This article was published by Exceptional Canine here: http://www.exceptionalcanine.com/anz/blog/dog_separation_anxiety/index.html#ixzz1zQBORHem
Dealing With Dog Separation Anxiety, by George Lygidakis
As humans, we often focus on our own emotional needs and forget our dogs’ needs for security and survival. They need us to be loving leaders in order to stabilise and calm their minds. They want you to be a calm, powerful being.
Separation anxiety is a psychological condition that occurs when a dog experiences anxiety if it is separated from a person or persons on whom they are dependent. They feel insecure when that person isn’t with them. They’re addicted to the attention, the stimulation, the affection, or sometimes even the unhealthy emotional connection. They’ve lost control of that person or may even fear for that person’s safety.
The physical signs that your dog is suffering from separation anxiety include barking, howling, crying, restlessness, digging, chewing and any other anxious or destructive behaviour that doesn’t occur when you’re at home.
What Can Be Done to Cure Your Dog’s Separation Anxiety?
Short-term solutions to stop the symptoms include a safe and sheltered environment (e.g., in a crate or in the laundry), bark collars, doggie day care, a house sitter (if you’re going away), thunder shirts (i.e., a jacket that sits tight around the dog and has a calming affect), a radio (for calming background noise), or toys or clothes that have your scent. These can all help initially, but a long-term solution to deal with the root cause should be implemented.
Remember: You’re meant to be their pack leader. If you’re not, you’re creating unnecessary stress and anxiety for your dog. I find that the most common cause is when a weak (i.e., sensitive or insecure) dog has become the pack leader through excessive affection or attention, or a lack of rules or boundaries. These dogs need constant attention from you to confirm their status and will panic when you leave.
Your dog’s state of mind when you come and go is critical. As pack leader, you should ensure that you create composed behaviour before you leave and when you arrive home. Be collected and self-assured, and give no affection until your dog is calm and passive. Leaving or arriving in an emotional, anxious or excited state is not the behaviour of a leader, and it creates anxiety in your dog. Address anxious behaviour immediately and never shut a door on an anxious or dominant mind.
When you’re leaving, tell your dog what you want (e.g., “Stay here until I come back”) rather than what you don’t want (e.g., “Don’t touch the plants”). Whether they understand you or not, there’s a different energy projected by each request. Remember that whatever you believe, you create.
If an activity or sound is a trigger — such as the front door shutting or the garage door opening — then desensitising your dog to that trigger may help. For instance, try regularly picking up your car keys but not leaving.
The best remedy for separation anxiety is regular walking, but make sure you walk your dog properly. A long, calm walk with your dog by your side can work wonders. Don’t allow your dog to walk in front of you or to be in an anxious or dominant state of mind.

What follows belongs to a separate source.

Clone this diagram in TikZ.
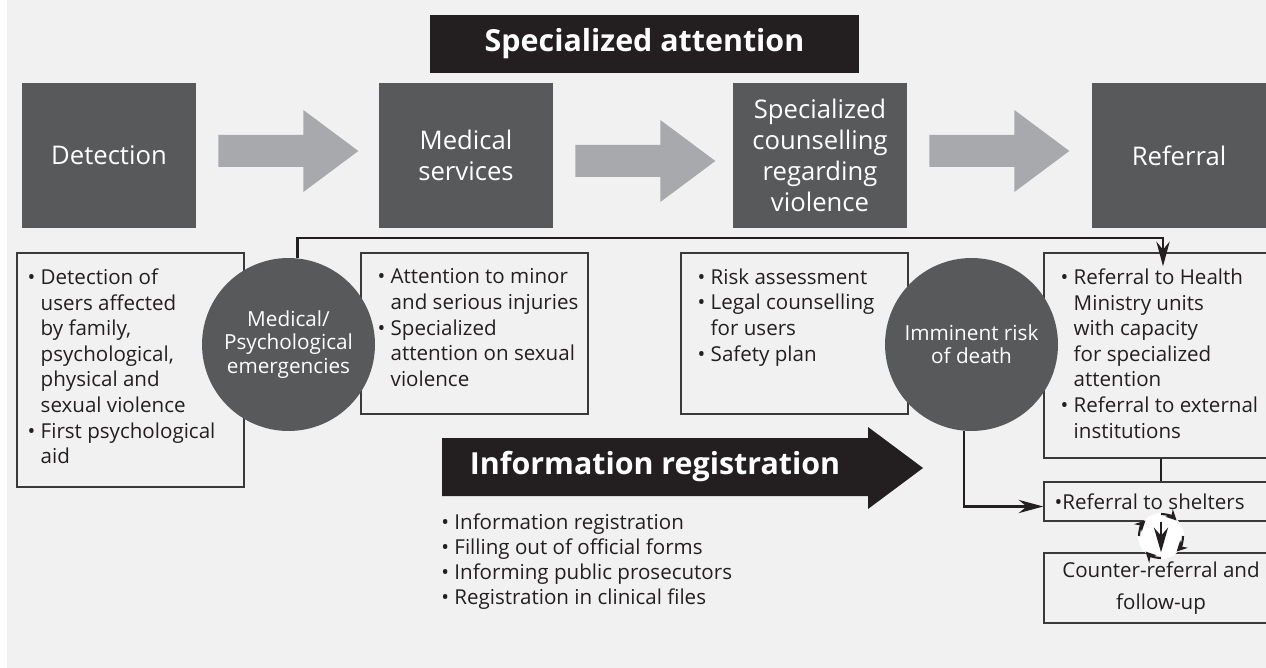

Should Medication Be Considered?
I’m not a fan of medication. The vast majority of cases are quickly corrected by adhering to the above strategies, so drugs should only be a last resort.
I’d like to once more stress the importance of being mindful of your own emotions when leaving your dog. I recall one case of extreme separation anxiety involving a Kelpie and a woman who did not seem to be doing much wrong as a leader or guardian. She eventually confided that one day as a child, her father had shot her pet dog because it was naughty while she was at school. As soon as she remembered this, she became quite emotional and we both realised this was the issue. It was her own anxiety about leaving her dog alone that her dog was sensing and reacting to.
Amazingly, since that moment, there has been no more anxiety from the dog. The dog went from almost screaming with anxiety to having no reaction at all. My client couldn’t believe it. She even got in her work uniform and drove away to test her dog’s reaction. It is quite astounding, and it shows how attuned dogs are to our emotional and mental state. They are always our mirror.
With that said, some dogs simply cannot be left alone. It’s quite unnatural for a social pack animal. Consider a second dog as a solution if it suits your lifestyle.